Come fu accolto l’Ambleto?

Un trionfo. Non credevamo ai nostri occhi. Alla prima c’era tutta la Milano che contava, dagli industriali ai direttori di giornali. Era un avvenimento che nessuno si aspettava in città. Poi durare non è stato facile. Non ci hanno perdonato le scelte di troppa libertà. A Franco non hanno perdonato di essere un comunista a modo suo, provocatorio. A me non hanno perdonato di essere una non femminista, una non schierata nella comunità ebraica. A Testori non perdonavano di dichiarare di essere cattolico ma di non stare dalla parte della Curia.

Oggi però fate quarant’anni.

Sì. Non l’avrei mai detto. Ma io dico: il quarantesimo è importante perché il prossimo è il primo. Per la cultura ebraica il 40 è un numero particolare: i quaranta giorni e le quaranta notti di Mosè sul monte Sinai, ma anche le quaranta settimane per far nascere un figlio... Non le sto a dire l’etimologia ma il 40 è il primo del nuovo quaranta. Allora vuol dire che questo quarantesimo è l’inizio di un nuovo ciclo.

Facendo un passo indietro, che cosa significò per Milano e per il teatro italiano l’incontro tra Parenti e Testori?

Penso fosse l’interesse per l’uomo e la potenza della parola. Parenti, ateo e ribelle, era sicuramente attratto dal valore alto dell’uomo. Per lui l’uomo era una solitudine di fronte a qualsiasi struttura organizzata, si chiami Comunismo o Capitalismo. La sua immagine di uomo era quella del tornitore che vede il mondo mentre fa il suo lavoro, in quel che sta tornendo c’è il mondo intero. Testori aveva una richiesta, un urlo di verità che esprimeva attraverso la parola. Per Parenti la potenza della parola era molto importante. E Testori ha sempre difeso nell’infinitamente piccolo l’infinitamente grande. Per cui per lui parlare della Lombardia o di Milano non era parlare di Milano o della Lombardia, ma parlare del mondo. Era cercare di andare in profondità, anziché procedere in orizzontale.

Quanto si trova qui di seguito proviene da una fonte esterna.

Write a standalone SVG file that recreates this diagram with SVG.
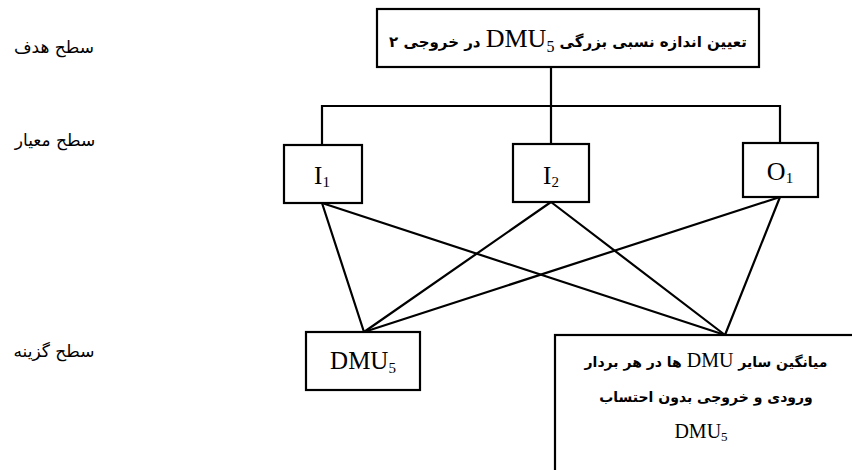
<svg xmlns="http://www.w3.org/2000/svg" width="852" height="470" viewBox="0 0 852 470">
<style>
.box{fill:#fff;stroke:#000;stroke-width:2.2}
.ln{fill:none;stroke:#000;stroke-width:2.2;stroke-linecap:round}
.fa{font-family:"DejaVu Sans",sans-serif;fill:#000}
.lat{font-family:"Liberation Serif",serif;fill:#000}
.lvl{font-size:17px}
.b{font-weight:bold}
</style>
<rect width="852" height="470" fill="#fff"/>
<g id="levels">
<text class="fa lvl" x="54" y="53" text-anchor="middle" direction="rtl">سطح هدف</text>
<text class="fa lvl" x="55" y="146" text-anchor="middle" direction="rtl">سطح معیار</text>
<text class="fa lvl" x="54" y="357" text-anchor="middle" direction="rtl">سطح گزینه</text>
</g>
<g id="connectors">
<polyline class="ln" points="551,67 551,106"/>
<polyline class="ln" points="322,145 322,106 780,106 780,143"/>
<line class="ln" x1="551" y1="106" x2="551" y2="144"/>
<line class="ln" x1="322" y1="203" x2="364" y2="332"/>
<line class="ln" x1="322" y1="203" x2="725" y2="335"/>
<line class="ln" x1="551" y1="202" x2="364" y2="332"/>
<line class="ln" x1="551" y1="202" x2="725" y2="335"/>
<line class="ln" x1="780" y1="197" x2="364" y2="332"/>
<line class="ln" x1="780" y1="197" x2="725" y2="335"/>
</g>
<g id="goal">
<rect class="box" x="377" y="9" width="382" height="58"/>
<text class="fa b" x="568" y="47" font-size="15" text-anchor="middle" direction="rtl">تعیین اندازه نسبی بزرگی <tspan class="lat" font-weight="normal" font-size="26">DMU<tspan font-size="16" baseline-shift="-5">5</tspan></tspan> در خروجی ۲</text>
</g>
<g id="I1">
<rect class="box" x="284" y="145" width="78" height="58"/>
<text class="lat" x="322" y="184" font-size="25" text-anchor="middle">I<tspan font-size="15" baseline-shift="-3">1</tspan></text>
</g>
<g id="I2">
<rect class="box" x="513" y="144" width="76" height="58"/>
<text class="lat" x="551" y="184" font-size="25" text-anchor="middle">I<tspan font-size="15" baseline-shift="-3">2</tspan></text>
</g>
<g id="O1">
<rect class="box" x="743" y="143" width="75" height="54"/>
<text class="lat" x="780" y="180" font-size="26" text-anchor="middle">O<tspan font-size="15" baseline-shift="-3">1</tspan></text>
</g>
<g id="DMU5">
<rect class="box" x="306" y="332" width="114" height="58"/>
<text class="lat" x="363" y="369" font-size="25" text-anchor="middle">DMU<tspan font-size="15" baseline-shift="-4">5</tspan></text>
</g>
<g id="others">
<rect class="box" x="555" y="335" width="320" height="160"/>
<text class="fa b" x="706" y="367" font-size="14" text-anchor="middle" direction="rtl">میانگین سایر <tspan class="lat" font-weight="normal" font-size="20">DMU</tspan> ها در هر بردار</text>
<text class="fa b" x="706" y="402" font-size="14" text-anchor="middle" direction="rtl">ورودی و خروجی بدون احتساب</text>
<text class="lat" x="701" y="438" font-size="20" text-anchor="middle">DMU<tspan font-size="13" baseline-shift="-3">5</tspan></text>
</g>
</svg>
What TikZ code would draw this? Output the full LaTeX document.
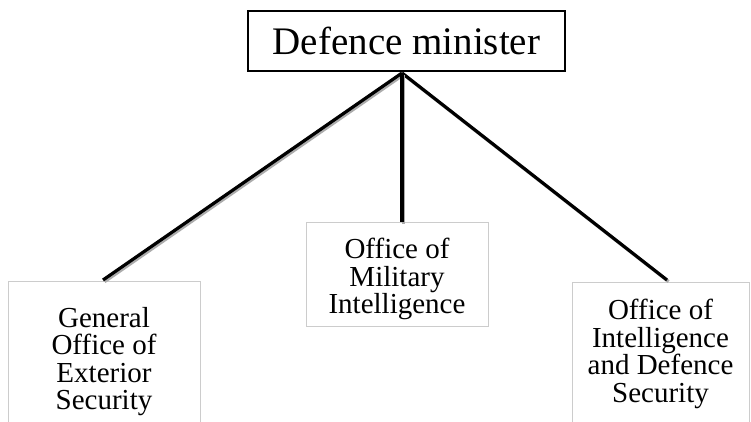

È ancora possibile fare una proposta culturale attraverso il teatro senza ridursi a “spettacolificio”?

Non le so rispondere. Io ho fatto in questi mesi delle conferenze dove ho cercato di ripercorrere il cammino che abbiamo fatto in questi anni. E non capisco se dipende solo dalle persone, dal livello d’intensità che si mette nella collaborazione, o dalla società intorno. Non so. Ma sono ragionamenti che possono avere solo una risposta: deve essere possibile. Si troveranno delle altre forme, degli altri cammini... Non si può accettare di dire che non lo è.

Che cos’è che sta soffocando il teatro oggi?

Sembra assurdo, ma è la quantità di teatro. C’è tanto, tanto teatro. Tutti fanno teatro. C’è una quantità di proposte teatrali, una quantità di compagnie, una quantità di giovani che si rivolgono al teatro che fa impressione. Non ha idea del numero di proposte che noi riceviamo. Pensi a quanti teatri ci sono a Milano e pensi a quante compagnie non vengono a Milano. Noi abbiamo tre sale, l’Elfo ne ha tre, il Piccolo altre tre. E la programmazione è completa. La gente va a teatro.

Ma allora qual è il problema?
È il peso che ha il teatro nella società, è l’attesa, è lo spazio che gli danno i giornali. Un tempo la prima di Strehler era attesa da tutta la città. Adesso non sappiamo più chi debutta, chi non debutta, ci sono tre prime insieme. Si è tolta importanza alle singole cose che si fanno.

Quali sono i nuovi spettacoli di valore?

Io per esempio penso a Filippo Timi. Non è un caso se gli ho aperto le porte del mio teatro.

Perché?
Perché ha talento. Non cita altro. Perché è tutta una forza dirompente della sua vita, della sua storia, della sua mente, della sua intelligenza, della sua fantasia... Non tiene conto di cosa fa l’uno o cosa fa l’altro. Lui è. È tutto se stesso. Si gioca la partita in palcoscenico tutte le sere. E ha un grande talento, perché scrive, recita, fa il regista. Perché è caotico, perché non ci vede (ha problemi di vista, ndr), perché balbetta, perché soffre, perché ride, perché ci prende in giro. Perché ha la stessa tantità, non so come dire, che in parte avevamo trovato in Testori. Di gente che è "tanta" così non ce n’è tanta. Quando trovi persone così, poi gli altri ti sembrano dei nani.